The charge is subject to criticism, in that the proper and usual definition of negligence was not given, and in that the court stated that certain evidentiary matters, if found true, constituted negligence or freedom from negligence as the case might be. The legal definition of negligence and contributory negligence should be given, and then the jury are to decide whether or not the facts disclosed by the evidence bring the acts of the party charged with negligence or contributory negligence within such definition. But in the motion for a new trial no assignment of error, was predicated on the claim that the court did not give the jury a standard to go by in determining Torkelson’s alleged contributory negligence or defendant’s negligence. Hence that fault in the charge cannot now be considered.

The defendant presented no request to instruct the jury, but at the close of the charge this took place:

“Mr. Bremner: The defendant excepts to each and every one of the instructions given by the court, and particularly excepts to that instruction to the effect that the burden of proving that the plaintiff’s intestate was not engaged in the performance of his duty rests upon the defendant. We will save a general exception to the whole charge.”

After a recess: “Present: The same as before. The Court: Gentlemen of the jury, my attention has been called to a possible *79mistake that I made in giving you the charge. In order to be sure about it this time, I have written down just what I want to say. I did not intend to say that the burden of proving that deceased was not engaged in the performance of his regular duties, at the time of the accident, is upon the defendant. What I intended to say was this: The test in this case of contributory negligence is this: Was the deceased at the time of the accident engaged in the performance of his regular duties ? If he was not, he was guilty of contributory negligence; but the burden of proving contributory negligence is upon the defendant.” No exception was taken to this modification made to meet the appellant’s special objection to the charge.

This modification was not, perhaps, accurate, and in certain respects too favorable to the defendant. There can be no doubt that Torkelson was engaged in the performance of his duties when he was struck down, and it is likely that defendant was satisfied with the test which the court gave by which to judge the conduct of the deceased.

Taking the whole charge, it is clear that the court attempted to convey the idea to the jury that Torkelson was as a matter of law guilty of contributory negligence, unless he was at the time of the collision actually engrossed or absorbed in the performance of his duties, and did not charge that if he was merely engaged in such duties he was fre.e from negligence; for the jury were told: “Men that are working about the tracks must take care of themselves. They must look out for themselves. * * * People who are upon the track, and have an unobstructed view of the trains that are approaching, must look out for themselves. * * * But in cases where people are working upon the track, and absorbed in their duties, the law does not hold them to strict accountability to this rule. * * • * Such workmen, when engaged in their work, are required to use reasonable care for their own safety.”

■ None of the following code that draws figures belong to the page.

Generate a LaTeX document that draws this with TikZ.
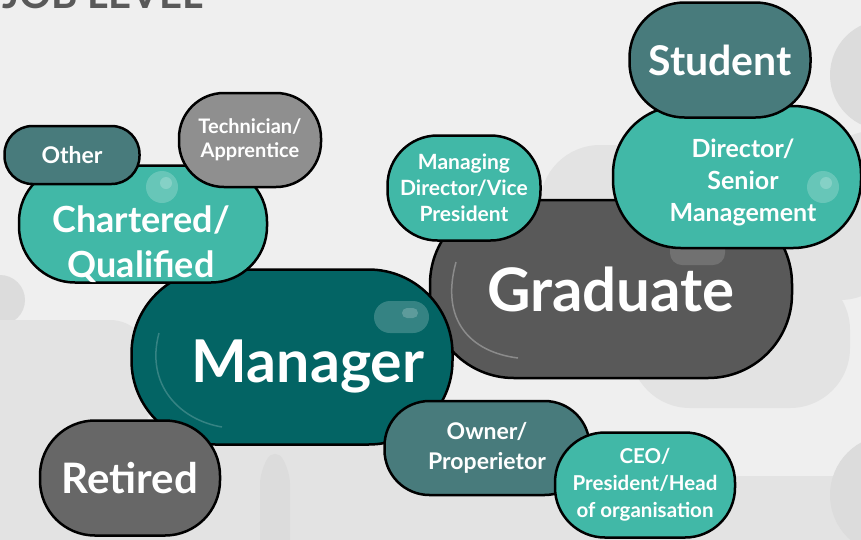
\documentclass[tikz,border=0pt]{standalone}
\usepackage{fontspec}
\setmainfont{Lato}

\definecolor{bgcol}{HTML}{EFEFEF}
\definecolor{ghost}{HTML}{E3E3E3}
\definecolor{ghostdark}{HTML}{DCDCDC}
\definecolor{aqua}{HTML}{41B8A7}
\definecolor{deepteal}{HTML}{036464}
\definecolor{slate}{HTML}{487B7C}
\definecolor{charcoal}{HTML}{595959}
\definecolor{ash}{HTML}{676767}
\definecolor{silver}{HTML}{8F8F8F}

\newcommand{\fsz}[2]{\fontsize{#1}{#2}\selectfont\bfseries}

\begin{document}
\begin{tikzpicture}[x = 1pt, y = -1pt,
    every node/.style = {text = white, align = center, inner sep = 0pt},
    box/.style = {draw = black, line width = 2.5pt},
    pill/.style n args = {3}{minimum width = #1pt, minimum height = #2pt, rounded corners = #3pt},
    glow/.style = {fill = white, opacity = 0.2}]
    \useasboundingbox (0,0) rectangle (861,539);
    \fill[bgcol] (0,0) rectangle (861,539);
    % faint shapes in the back
    \fill[ghost, rounded corners = 60] (540,145) rectangle (900,300);
    \fill[ghost, rounded corners = 60] (630,270) rectangle (850,408);
    \fill[ghostdark] (885,75) circle (55);
    \fill[ghost] (880,210) circle (80);
    \fill[ghost, rounded corners = 40] (560,476) rectangle (900,580);
    \fill[ghostdark] (890,495) circle (60);
    \fill[ghostdark] (0,300) circle (25);
    \fill[ghost, rounded corners = 40] (-40,320) rectangle (150,445);
    \fill[ghost] (0,440) rectangle (560,560);
    \fill[ghostdark, rounded corners = 14] (260,560) -- (260,470) -- (275,447) -- (290,470) -- (290,560);
    \node[text = charcoal, font = \fsz{40}{40}, anchor = base west] (heading) at (2,8) {JOB LEVEL};

    % Graduate
    \node[box, fill = charcoal, pill = {362}{178}{84}, font = \fsz{60}{60}] (graduate) at (611,289) {Graduate};
    \fill[white, opacity = 0.15, rounded corners = 12] (670,235) rectangle (725,265);
    \draw[white, opacity = 0.3, line width = 1.5pt] (456,262) .. controls (440,320) and (470,352) .. (518,358);

    % Manager
    \node[box, fill = deepteal, pill = {321}{175}{84}] (manager) at (292,357) {};
    \fill[glow, rounded corners = 16] (374,301) rectangle (429,333);
    \fill[glow, rounded corners = 5] (402,308) rectangle (418,318);
    \draw[white, opacity = 0.2, line width = 1.5pt] (159,333) .. controls (145,385) and (180,420) .. (222,427);
    \node[font = \fsz{59}{59}] (managertxt) at ([shift = {(16,9)}]manager.center) {Manager};

    % Chartered
    \node[box, fill = aqua, pill = {248}{117}{56}] (chartered) at (143,224) {};
    \fill[glow] (162,187) circle (16);
    \fill[glow] (166,183) circle (6);
    \node[font = \fsz{36}{45}] (charteredtxt) at ([shift = {(-2,20)}]chartered.center) {Chartered/\\Qualified};

    \node[box, fill = slate, pill = {135}{58}{28}, font = \fsz{23}{23}] (other) at (72,155) {Other};
    \node[box, fill = silver, pill = {142}{94}{45}, font = \fsz{20}{24}] (technician) at (250,140) {Technician/\\Apprentice};
    \node[box, fill = aqua, pill = {153}{105}{50}, font = \fsz{21}{26}] (md) at (464,188) {Managing\\Director/Vice\\President};

    % Director
    \node[box, fill = aqua, pill = {248}{142}{68}] (director) at (737,177) {};
    \fill[glow] (823,187) circle (16);
    \fill[glow] (826,183) circle (6);
    \node[font = \fsz{25}{32}] (directortxt) at ([shift = {(6,5)}]director.center) {Director/\\Senior\\Management};

    \node[box, fill = slate, pill = {181}{115}{55}, font = \fsz{41}{41}] (student) at (720,60) {Student};
    \node[box, fill = ash, pill = {180}{115}{55}, font = \fsz{42}{42}] (retired) at (130,478) {Retired};
    \node[box, fill = slate, pill = {205}{94}{45}, font = \fsz{23}{30}] (owner) at (487,448) {Owner/\\Properietor};
    \node[box, fill = aqua, pill = {180}{105}{50}, font = \fsz{20.5}{27}] (ceo) at (645,485) {CEO/\\President/Head\\of organisation};
\end{tikzpicture}
\end{document}
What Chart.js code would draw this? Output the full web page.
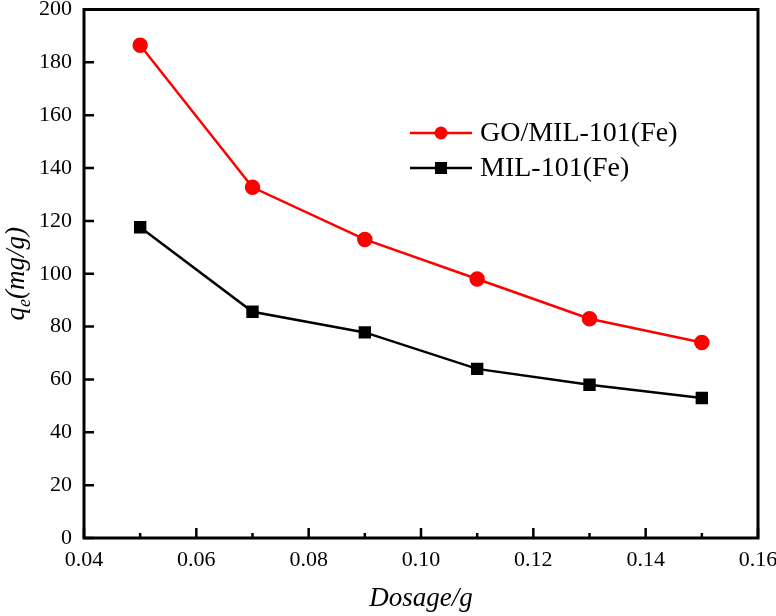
<!doctype html>
<html lang="en">
  <head>
    <meta charset="utf-8">
    <title>Dosage vs qe</title>
    <style>
      * {
        margin: 0;
        padding: 0;
      }
      body {
        background: #fff;
      }
    </style>
  </head>
  <body>
    <canvas id="myChart" width="776" height="616"></canvas>
    <script src="https://cdn.jsdelivr.net/npm/chart.js/dist/chart.umd.min.js"></script>
    <script>
    // data
    const dosage = [0.05, 0.07, 0.09, 0.11, 0.13, 0.15];
    const goMil = [186.5, 132.7, 113.0, 98.0, 83.0, 74.0];
    const mil = [117.6, 85.6, 77.8, 64.0, 58.0, 53.0];
    const seriesNames = ['GO/MIL-101(Fe)', 'MIL-101(Fe)'];
    const xTickStep = 0.02;
    const yTickStep = 20;

    const serif = '"Liberation Serif", "Times New Roman", serif';

    // drop the label overhang padding so the plot box sits where we want it
    function noOverhang(s) {
      s.paddingTop = 0;
      s.paddingBottom = 0;
      s.paddingLeft = 0;
      s.paddingRight = 0;
    }

    // frame, inward ticks, legend and y title
    const decorations = {
      id: 'decorations',
      afterDraw(chart) {
        const ctx = chart.ctx;
        const {left, right, top, bottom} = chart.chartArea;
        const xs = chart.scales.x;
        const ys = chart.scales.y;
        ctx.save();
        ctx.strokeStyle = '#000';
        ctx.lineWidth = 2.5;

        // x ticks (major + minor in between)
        ctx.beginPath();
        xs.ticks.forEach((t, i) => {
          const px = xs.getPixelForValue(t.value);
          ctx.moveTo(px, bottom);
          ctx.lineTo(px, bottom - 10);
          if (i < xs.ticks.length - 1) {
            const mid = xs.getPixelForValue((t.value + xs.ticks[i + 1].value) / 2);
            ctx.moveTo(mid, bottom);
            ctx.lineTo(mid, bottom - 5);
          }
        });
        ys.ticks.forEach(t => {
          const py = ys.getPixelForValue(t.value);
          ctx.moveTo(left, py);
          ctx.lineTo(left + 10, py);
        });
        ctx.stroke();

        ctx.lineWidth = 3;
        ctx.strokeRect(left, top, right - left, bottom - top);

        // legend
        ctx.font = '28px ' + serif;
        ctx.textBaseline = 'middle';
        ctx.textAlign = 'left';
        chart.data.datasets.forEach((ds, i) => {
          const y = 133 + i * 35;
          ctx.strokeStyle = ds.borderColor;
          ctx.lineWidth = 2.5;
          ctx.beginPath();
          ctx.moveTo(410, y);
          ctx.lineTo(472, y);
          ctx.stroke();
          ctx.fillStyle = ds.pointBackgroundColor;
          if (ds.pointStyle === 'circle') {
            ctx.beginPath();
            ctx.arc(441, y, 6.5, 0, Math.PI * 2);
            ctx.fill();
          } else {
            ctx.fillRect(435, y - 6, 12, 12);
          }
          ctx.fillStyle = '#000';
          ctx.fillText(ds.label, 480, y + 1);
        });

        // y title with subscript
        ctx.translate(24, (top + bottom) / 2);
        ctx.rotate(-Math.PI / 2);
        ctx.fillStyle = '#000';
        ctx.textBaseline = 'alphabetic';
        const big = 'italic 27px ' + serif;
        const small = 'italic 18px ' + serif;
        ctx.font = big;
        const wq = ctx.measureText('q').width;
        const wr = ctx.measureText('(mg/g)').width;
        ctx.font = small;
        const we = ctx.measureText('e').width;
        let x = -(wq + we + wr) / 2;
        ctx.font = big;
        ctx.fillText('q', x, 0);
        x += wq;
        ctx.font = small;
        ctx.fillText('e', x, 6);
        x += we;
        ctx.font = big;
        ctx.fillText('(mg/g)', x, 0);
        ctx.restore();
      }
    };

    const data = {
      datasets: [
        {
          label: seriesNames[0],
          data: dosage.map((d, i) => ({x: d, y: goMil[i]})),
          borderColor: '#ff0000',
          pointBackgroundColor: '#ff0000',
          pointBorderColor: '#ff0000',
          pointStyle: 'circle',
          pointRadius: 6.5,
          borderWidth: 2.5
        },
        {
          label: seriesNames[1],
          data: dosage.map((d, i) => ({x: d, y: mil[i]})),
          borderColor: '#000000',
          pointBackgroundColor: '#000000',
          pointBorderColor: '#000000',
          pointStyle: 'rect',
          pointRadius: 7,
          borderWidth: 2.5
        }
      ]
    };

    const config = {
      type: 'line',
      data,
      options: {
        responsive: false,
        animation: false,
        layout: {
          padding: {top: 9, right: 18, left: 0, bottom: 0}
        },
        plugins: {
          legend: {display: false},
          tooltip: {enabled: false}
        },
        scales: {
          x: {
            type: 'linear',
            min: 0.04,
            max: 0.16,
            afterFit: (s) => { s.height = 78; noOverhang(s); },
            grid: {display: false, drawTicks: false},
            border: {display: false},
            ticks: {
              stepSize: xTickStep,
              padding: 9,
              color: '#000',
              font: {family: serif, size: 22},
              callback: (v) => v.toFixed(2)
            },
            title: {
              display: true,
              text: 'Dosage/g',
              color: '#000',
              font: {family: serif, size: 27, style: 'italic'},
              padding: {top: 0, bottom: 1}
            }
          },
          y: {
            min: 0,
            max: 200,
            afterFit: (s) => { s.width = 84; noOverhang(s); },
            grid: {display: false, drawTicks: false},
            border: {display: false},
            ticks: {
              stepSize: yTickStep,
              padding: 12,
              color: '#000',
              font: {family: serif, size: 22}
            }
          }
        }
      },
      plugins: [decorations]
    };

    const myChart = new Chart(document.getElementById('myChart'), config);
    </script>
  </body>
</html>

We conclude that, in so far as the charge was faulty by failure to define negligence and contributory negligence, it cannot avail defendant now, because not excepted to in the motion for a new trial, and that the modification given of the charge was tacitly acquiesced *80In by defendant, and in view of the whole charge and the evidence was not prejudicial to defendant. Steinbauer v. Stone, 85 Minn. 274, 88 N. W. 754; Kramer v. Northwestern Elevator Co. 97 Minn. 44, 106 N. W. 86; Applebee v. Perry, 87 Minn. 242, 91 N. W. 893.

Order affirmed.

Philit E. Erown, J., being absent on account of illness, took no part.